Peering

In Liqo, we define peering a unidirectional resource and service consumption relationship between two Kubernetes clusters, with one cluster (i.e., the consumer) granted the capability to offload tasks to a remote cluster (i.e., the provider), but not vice versa. In this case, we say that the consumer establishes an outgoing peering towards the provider, which in turn is subjected to an incoming peering from the consumer.

This configuration allows for maximum flexibility in asymmetric setups, while transparently supporting bidirectional peerings through their combination. Additionally, the same cluster can play the role of provider and consumer in multiple peerings.

Overview

Overall, the establishment of a peering relationship between two clusters involves four main tasks:

  • Authentication: each cluster, once properly authenticated through pre-shared tokens, obtains a valid identity to interact with the other cluster (i.e., its Kubernetes API server). This identity, granted only limited permissions concerning Liqo-related resources, is then leveraged to negotiate the necessary parameters, as well as during the offloading process.

  • Parameters negotiation: the two clusters exchange the set of parameters required to complete the peering establishment, including the amount of resources shared with the consumer cluster, the information concerning the setup of the network VPN tunnel, and more. The process is completely automatic and requires no user intervention.

  • Virtual node setup: the consumer cluster creates a new virtual node abstracting the resources shared by the provider cluster. This transparently enables the task offloading process detailed in the offloading section, and it is completely compliant with standard Kubernetes practice (i.e., it requires no API modifications for application deployment and exposition).

  • Network fabric setup: the two clusters configure their network fabric and establish a secure cross-cluster VPN tunnel, according to the parameters negotiated in the previous phase (endpoints, security keys, address remappings, …).

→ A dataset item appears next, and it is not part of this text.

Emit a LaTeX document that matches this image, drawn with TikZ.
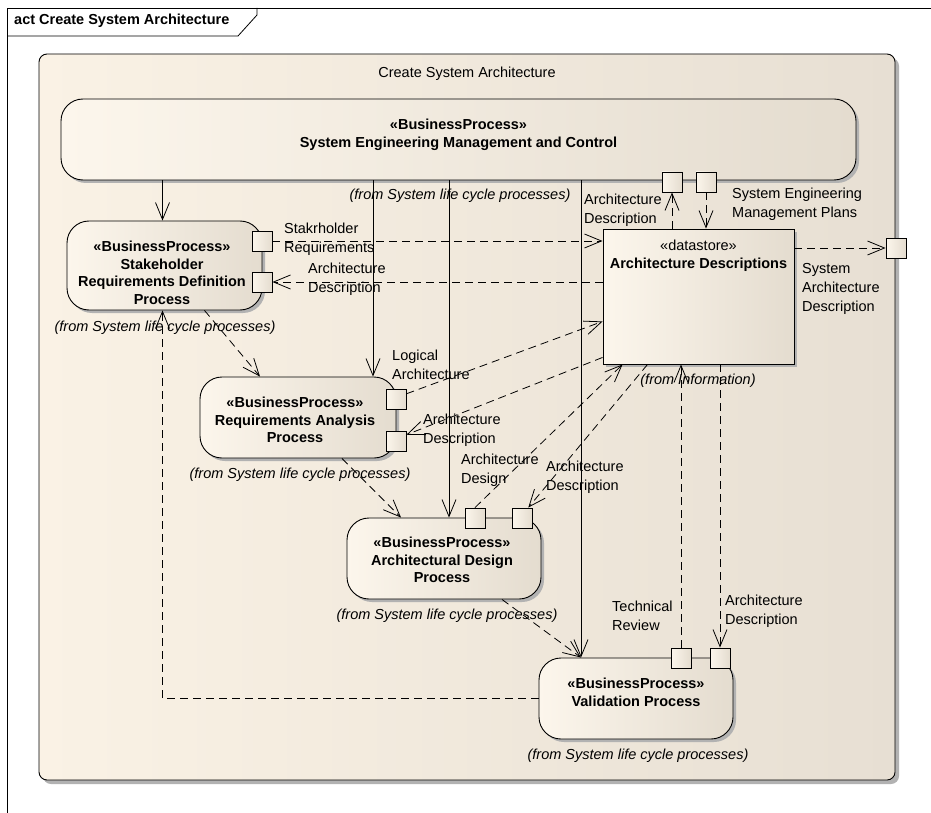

Essentially, this enables pods hosted by the local cluster to seamlessly communicate with the pods offloaded to a remote cluster, regardless of the underlying CNI plugin and configuration. Additional details are presented in the network fabric section.

Approaches

Liqo supports two non-mutually exclusive peering approaches (i.e., the same cluster can leverage a different approach for different remote clusters), respectively referred to as out-of-band control plane and in-band control plane. The following sections briefly overview the differences among them, outlining the respective trade-offs. Additional in-depth details about the networking requirements are presented in the installation requirements section, while the usage section describes the operational commands to establish both types of peering.

Out-of-band control plane

The standard peering approach is referred to as out-of-band control plane, since the Liqo control plane traffic (i.e., including both the initial authentication process and the communication with the remote Kubernetes API server) flows outside the VPN tunnel interconnecting the two clusters (still, TLS is used to ensure secure communications). Indeed, this tunnel is dynamically started in a later stage of the peering process, and it is leveraged only for cross-cluster pods traffic.

The single cross-cluster traffic flow required by this approach is schematized at a high level in the figure below (agnostic from how services are exposed, which is presented in the dedicated installation requirements section).

Out-of-band control plane peering representation

Overall, the out-of-band control plane approach:

  • Supports clusters under the control of different administrative domains, as each party interacts only with its own cluster: the provider retrieves an authentication token that is subsequently shared with and leveraged by the consumer to start the peering process.

  • Is characterized by high dynamism, as upon parameters modifications (e.g., concerning VPN setup) the negotiation process ensures synchronization between clusters and the peering automatically re-converges to a stable status.

  • Requires each cluster to expose three different endpoints (i.e., the Liqo authentication service, the Liqo VPN endpoint and the Kubernetes API server), making them accessible from the pods running in the remote cluster.

In-band control plane

The alternative peering approach is referred to as in-band control plane, since the Liqo control plane traffic flows inside the VPN tunnel interconnecting the two clusters. In this case, the tunnel is statically established at the beginning of the peering process (i.e., part of the negotiation process is carried out directly by the Liqo CLI tool), and it is leveraged from that moment on for all inter-cluster traffic. The three different cross-cluster traffic flows required by this approach are schematized at a high level in figure below (agnostic from how services are exposed, which is presented in the dedicated installation requirements section).

In-band control plane peering representation

Overall, the in-band control plane approach:

  • Requires the administrator starting the peering process to have access to both clusters (although with limited permissions), as the network parameters negotiation is performed through the Liqo CLI tool (which interacts at the same time with both clusters). The remainder of the peering process, instead, is completed as usual, although the entire communication flows inside the VPN tunnel.

  • Statically configures the cross-cluster VPN tunnel at peering establishment time, hence requiring manual intervention in case of configuration changes causing connectivity loss.

  • Relaxes the connectivity requirements, as only the Liqo VPN endpoint needs to be reachable from the pods running in the remote cluster. Specifically, the Kubernetes API service is not required to be exposed outside the cluster.